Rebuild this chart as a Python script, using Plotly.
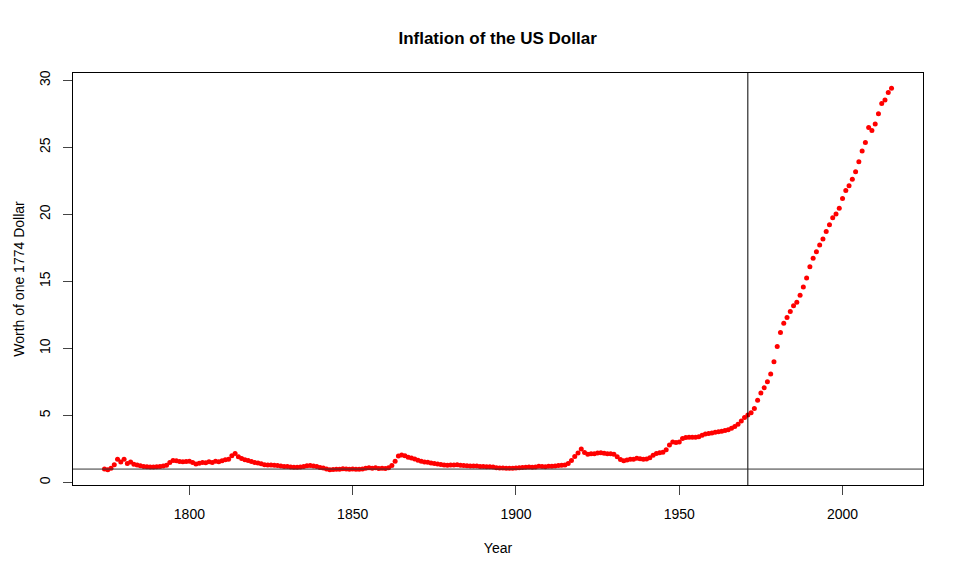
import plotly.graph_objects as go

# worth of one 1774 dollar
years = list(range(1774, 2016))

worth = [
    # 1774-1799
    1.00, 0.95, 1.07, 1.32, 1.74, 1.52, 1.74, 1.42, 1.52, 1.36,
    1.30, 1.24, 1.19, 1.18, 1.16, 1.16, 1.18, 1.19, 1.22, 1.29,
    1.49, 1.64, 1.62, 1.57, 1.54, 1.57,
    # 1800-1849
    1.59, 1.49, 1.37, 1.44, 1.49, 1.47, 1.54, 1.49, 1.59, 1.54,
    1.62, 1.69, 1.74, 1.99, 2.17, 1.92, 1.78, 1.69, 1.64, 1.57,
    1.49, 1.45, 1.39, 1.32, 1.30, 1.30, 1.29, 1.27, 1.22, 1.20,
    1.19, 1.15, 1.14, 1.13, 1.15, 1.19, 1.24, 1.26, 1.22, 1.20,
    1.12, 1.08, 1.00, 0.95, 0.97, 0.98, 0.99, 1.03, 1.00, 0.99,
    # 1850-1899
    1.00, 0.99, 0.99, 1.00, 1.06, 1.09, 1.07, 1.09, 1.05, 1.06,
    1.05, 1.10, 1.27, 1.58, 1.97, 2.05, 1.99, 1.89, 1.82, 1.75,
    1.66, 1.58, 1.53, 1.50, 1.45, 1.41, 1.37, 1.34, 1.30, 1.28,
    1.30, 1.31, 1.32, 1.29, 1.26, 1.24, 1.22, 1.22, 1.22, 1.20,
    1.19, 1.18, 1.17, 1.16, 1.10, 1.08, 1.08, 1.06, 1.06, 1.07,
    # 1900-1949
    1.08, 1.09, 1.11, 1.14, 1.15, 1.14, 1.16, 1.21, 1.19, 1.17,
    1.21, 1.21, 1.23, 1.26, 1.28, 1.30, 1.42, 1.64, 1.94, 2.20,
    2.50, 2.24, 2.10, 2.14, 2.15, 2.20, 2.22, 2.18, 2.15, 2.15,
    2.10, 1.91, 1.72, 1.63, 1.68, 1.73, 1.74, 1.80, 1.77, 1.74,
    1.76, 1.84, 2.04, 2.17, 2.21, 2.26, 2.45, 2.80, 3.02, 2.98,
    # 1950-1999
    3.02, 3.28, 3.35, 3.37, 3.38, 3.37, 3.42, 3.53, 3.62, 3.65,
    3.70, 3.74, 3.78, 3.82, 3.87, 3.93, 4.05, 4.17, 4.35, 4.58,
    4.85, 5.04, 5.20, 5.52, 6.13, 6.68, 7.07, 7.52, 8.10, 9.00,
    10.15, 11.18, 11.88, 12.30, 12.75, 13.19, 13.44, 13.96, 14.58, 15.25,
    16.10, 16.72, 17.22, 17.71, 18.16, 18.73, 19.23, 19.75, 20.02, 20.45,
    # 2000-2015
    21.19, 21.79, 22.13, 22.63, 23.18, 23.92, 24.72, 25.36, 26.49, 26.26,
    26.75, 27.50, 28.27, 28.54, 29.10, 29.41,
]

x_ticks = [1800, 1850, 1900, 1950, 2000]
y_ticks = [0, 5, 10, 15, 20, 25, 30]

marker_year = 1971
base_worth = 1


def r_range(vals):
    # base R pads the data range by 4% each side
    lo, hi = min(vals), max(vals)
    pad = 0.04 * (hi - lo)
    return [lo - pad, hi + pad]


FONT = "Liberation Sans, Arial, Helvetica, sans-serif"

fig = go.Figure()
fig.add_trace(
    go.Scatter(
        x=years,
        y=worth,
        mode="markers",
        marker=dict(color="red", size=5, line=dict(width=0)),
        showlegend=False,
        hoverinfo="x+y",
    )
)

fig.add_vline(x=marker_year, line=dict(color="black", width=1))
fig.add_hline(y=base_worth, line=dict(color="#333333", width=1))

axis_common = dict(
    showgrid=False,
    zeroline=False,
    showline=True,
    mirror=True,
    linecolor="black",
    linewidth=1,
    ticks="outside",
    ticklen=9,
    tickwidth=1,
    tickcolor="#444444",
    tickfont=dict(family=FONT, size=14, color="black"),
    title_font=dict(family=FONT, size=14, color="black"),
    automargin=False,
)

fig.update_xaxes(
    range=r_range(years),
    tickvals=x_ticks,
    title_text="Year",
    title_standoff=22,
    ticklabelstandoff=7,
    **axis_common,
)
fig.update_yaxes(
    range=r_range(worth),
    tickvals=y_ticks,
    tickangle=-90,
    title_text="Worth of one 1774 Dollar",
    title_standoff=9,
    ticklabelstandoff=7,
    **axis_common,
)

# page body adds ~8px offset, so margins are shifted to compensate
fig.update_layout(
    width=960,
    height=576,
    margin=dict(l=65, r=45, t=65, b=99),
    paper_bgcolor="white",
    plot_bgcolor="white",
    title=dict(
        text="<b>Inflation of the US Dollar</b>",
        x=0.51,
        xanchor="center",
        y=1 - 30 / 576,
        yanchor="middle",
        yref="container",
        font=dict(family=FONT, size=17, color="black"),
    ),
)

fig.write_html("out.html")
☆ ☆ ☆
Only the lines from the top of the data through the line with "years = list(range(1774, 2016))" should be quoted, exactly and with both ends kept; skip the pictures.

▶ _Response to this task_
Rebuild this chart as a Python script, using Plotly.
import plotly.graph_objects as go

# worth of one 1774 dollar
years = list(range(1774, 2016))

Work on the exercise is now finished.